Jeff Daniels and Michelle Williams leave it all on the floor, you might say, in this wrenching two-hander by Scottish playwright David Harrower. Intensely gripping and deeply disturbing, it is what I can only imagine the Greeks had in mind when they came up with the word "catharsis."

It even adheres to the Greek unities: a single action, in a single setting, on a single day. I hesitate to give too much away, but it is the tragic aftermath of an inappropriate relationship between a 40-year-old man and a 12-year-old girl. 

The title "Blackbird" is British slang for jailbird, so you can pretty much infer the central conflict here as the plot zeroes in on the two characters 15 years after their first fateful meeting.

For 80 harrowing minutes, we experience the psychological and emotional damage wrought on both these individuals as they relive the painful events that brought them here. And as we learn details of the early encounter, their power struggle and our sympathies shift so that by the end, there are no easy answers and certainly no conclusions. 

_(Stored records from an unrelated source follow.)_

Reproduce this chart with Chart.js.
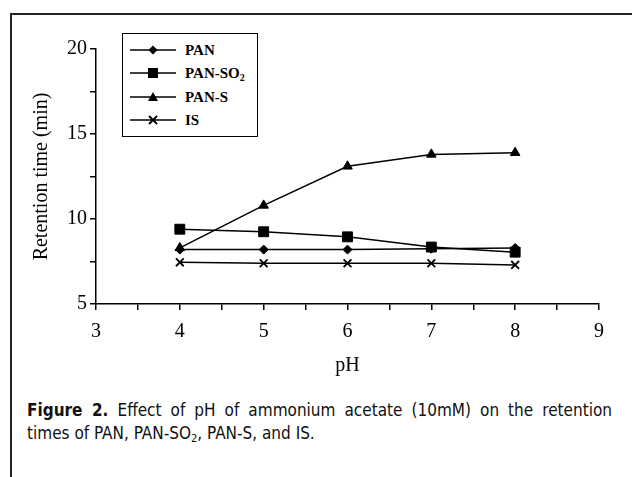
<!DOCTYPE html>
<html>
<head>
<meta charset="utf-8">
<script src="https://cdn.jsdelivr.net/npm/chart.js@4/dist/chart.umd.min.js"></script>
<style>
  body { margin: 0; background: #fff; width: 632px; height: 477px; overflow: hidden; position: relative; }
  #frame { position: absolute; left: 10px; top: 13px; width: 700px; height: 500px; border-top: 2px solid #222; border-left: 2px solid #222; }
  #wrap { position: absolute; left: 0; top: 0; }
  #legend { position: absolute; left: 122px; top: 33px; width: 136px; height: 104px; box-sizing: border-box; border: 1px solid #000; background: #fff; }
  .row { position: absolute; left: 0; height: 20px; font: bold 15px "Liberation Serif", serif; color: #000; }
  .row svg { position: absolute; left: 7px; top: 2px; }
  .row span { position: absolute; left: 62px; top: 0; line-height: 20px; white-space: nowrap; }
  .row sub { font-size: 10px; vertical-align: -3px; line-height: 0; }
  #caption { position: absolute; left: 27px; top: 399px; width: 585px; font: 17px "DejaVu Sans", sans-serif; font-stretch: condensed; line-height: 23px; color: #111; }
  #caption .l1 { text-align: justify; text-align-last: justify; white-space: nowrap; }
  #caption sub { font-size: 11px; vertical-align: -3px; line-height: 0; }
</style>
</head>
<body>
<div id="frame"></div>
<div id="wrap"><canvas id="myChart" width="632" height="380"></canvas></div>
<div id="legend"></div>
<div id="caption">
  <div class="l1"><b>Figure 2.</b> Effect of pH of ammonium acetate (10mM) on the retention</div>
  <div>times of PAN, PAN-SO<sub>2</sub>, PAN-S, and IS.</div>
</div>
<script>
var phValues = [4, 5, 6, 7, 8]
var seriesNames = ["PAN", "PAN-SO2", "PAN-S", "IS"]
var pan = [8.2, 8.2, 8.2, 8.25, 8.3]
var panSO2 = [9.4, 9.25, 8.95, 8.35, 8.05]
var panS = [8.3, 10.8, 13.1, 13.8, 13.9]
var isStd = [7.45, 7.4, 7.4, 7.4, 7.3]
var xTickLabels = [3, 4, 5, 6, 7, 8, 9]
var yTickLabels = [5, 10, 15, 20]

var allSeries = [pan, panSO2, panS, isStd]
var pointStyles = ["rectRot", "rect", "triangle", "crossRot"]
var pointSizes = [4.5, 7, 5.5, 5.5]

var datasets = []
for (var i = 0; i < allSeries.length; i++) {
    var pts = []
    for (var j = 0; j < phValues.length; j++) {
        pts.push({x: phValues[j], y: allSeries[i][j]})
    }
    datasets.push({
        label: seriesNames[i],
        data: pts,
        borderColor: "#000",
        backgroundColor: "#000",
        borderWidth: 1.5,
        pointStyle: pointStyles[i],
        pointRadius: pointSizes[i],
        pointBorderWidth: i == 3 ? 1.8 : 1,
        pointBackgroundColor: "#000",
        pointBorderColor: "#000",
        tension: 0
    })
}

var tickFont = {family: "'Liberation Serif', serif", size: 20}

var myChart = new Chart("myChart", {
    type: "line",
    data: {datasets: datasets},
    options: {
        responsive: false,
        animation: false,
        layout: {padding: {left: 0, right: 33, top: 49, bottom: 0}},
        plugins: {legend: {display: false}, tooltip: {enabled: false}},
        scales: {
            x: {
                type: "linear",
                min: xTickLabels[0],
                max: xTickLabels[xTickLabels.length - 1],
                ticks: {
                    stepSize: 0.5,
                    color: "#000",
                    font: tickFont,
                    padding: 10,
                    maxRotation: 0,
                    autoSkip: false,
                    callback: function(v) { return xTickLabels.indexOf(v) >= 0 ? v : "" }
                },
                grid: {drawOnChartArea: false, drawTicks: true, tickLength: 6, color: "#000", lineWidth: 1.5},
                border: {display: true, color: "#000", width: 1.5},
                title: {display: true, text: "pH", color: "#000", font: tickFont, padding: {top: 2, bottom: 2}},
                afterFit: function(s) { s.height = 76 }
            },
            y: {
                min: yTickLabels[0],
                max: yTickLabels[yTickLabels.length - 1],
                ticks: {
                    stepSize: 2.5,
                    color: "#000",
                    font: tickFont,
                    padding: 3,
                    autoSkip: false,
                    callback: function(v) { return yTickLabels.indexOf(v) >= 0 ? v : "" }
                },
                grid: {drawOnChartArea: false, drawTicks: true, tickLength: 6, color: "#000", lineWidth: 1.5},
                border: {display: true, color: "#000", width: 1.5},
                title: {display: true, text: "Retention time (min)", color: "#000", font: tickFont, padding: {top: 30, bottom: 0}},
                afterFit: function(s) { s.width = 96 }
            }
        }
    }
})

// legend box (html so the subscript stays real text)
var legend = document.getElementById("legend")
var rowTops = [6, 29, 53, 76]
for (var k = 0; k < seriesNames.length; k++) {
    var row = document.createElement("div")
    row.className = "row"
    row.style.top = rowTops[k] + "px"
    var svg = '<svg width="50" height="16" viewBox="0 0 50 16"><line x1="0" y1="8" x2="46" y2="8" stroke="#000" stroke-width="1.5"/>'
    if (pointStyles[k] == "rectRot") svg += '<polygon points="23,3.5 27.5,8 23,12.5 18.5,8" fill="#000"/>'
    if (pointStyles[k] == "rect") svg += '<rect x="18" y="3" width="10" height="10" fill="#000"/>'
    if (pointStyles[k] == "triangle") svg += '<polygon points="23,3 28,12 18,12" fill="#000"/>'
    if (pointStyles[k] == "crossRot") svg += '<path d="M19 4 L27 12 M27 4 L19 12" stroke="#000" stroke-width="1.8"/>'
    svg += '</svg>'
    row.innerHTML = svg + '<span>' + seriesNames[k].replace("SO2", "SO<sub>2</sub>") + '</span>'
    legend.appendChild(row)
}
</script>
</body>
</html>
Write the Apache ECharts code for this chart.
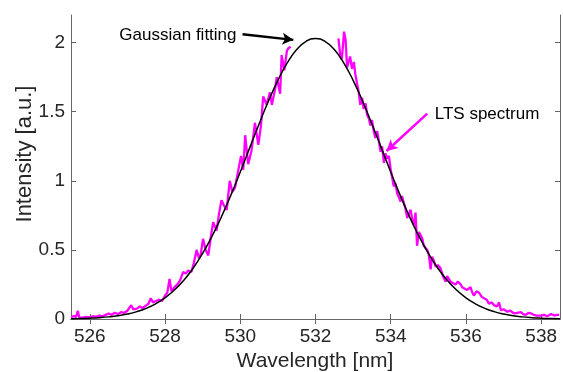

Director Joe Mantello and Jeff Daniels first tackled this play nine years ago off-Broadway, and whether gluttons for punishment or perfectionists, they are back again alongside Michelle Williams, who matches their intensity with a performance that leaves you worried for her mental health.

Daniels, as well, pulls out all the stops as a man forced to purge himself in an unrelenting display of panic borne of guilt and fear.

"Blackbird" is not exactly the kind of play you "enjoy," but with this production, it is theatre at its purest, as classic in its own way as those famous Greek tragedies. Still, for the sake of their well-being, I hope Messrs Mantello, Daniels, and Ms. Williams find something less taxing to do after this run. How about it, Scott Rudin – a revival of My Fair Lady, perhaps?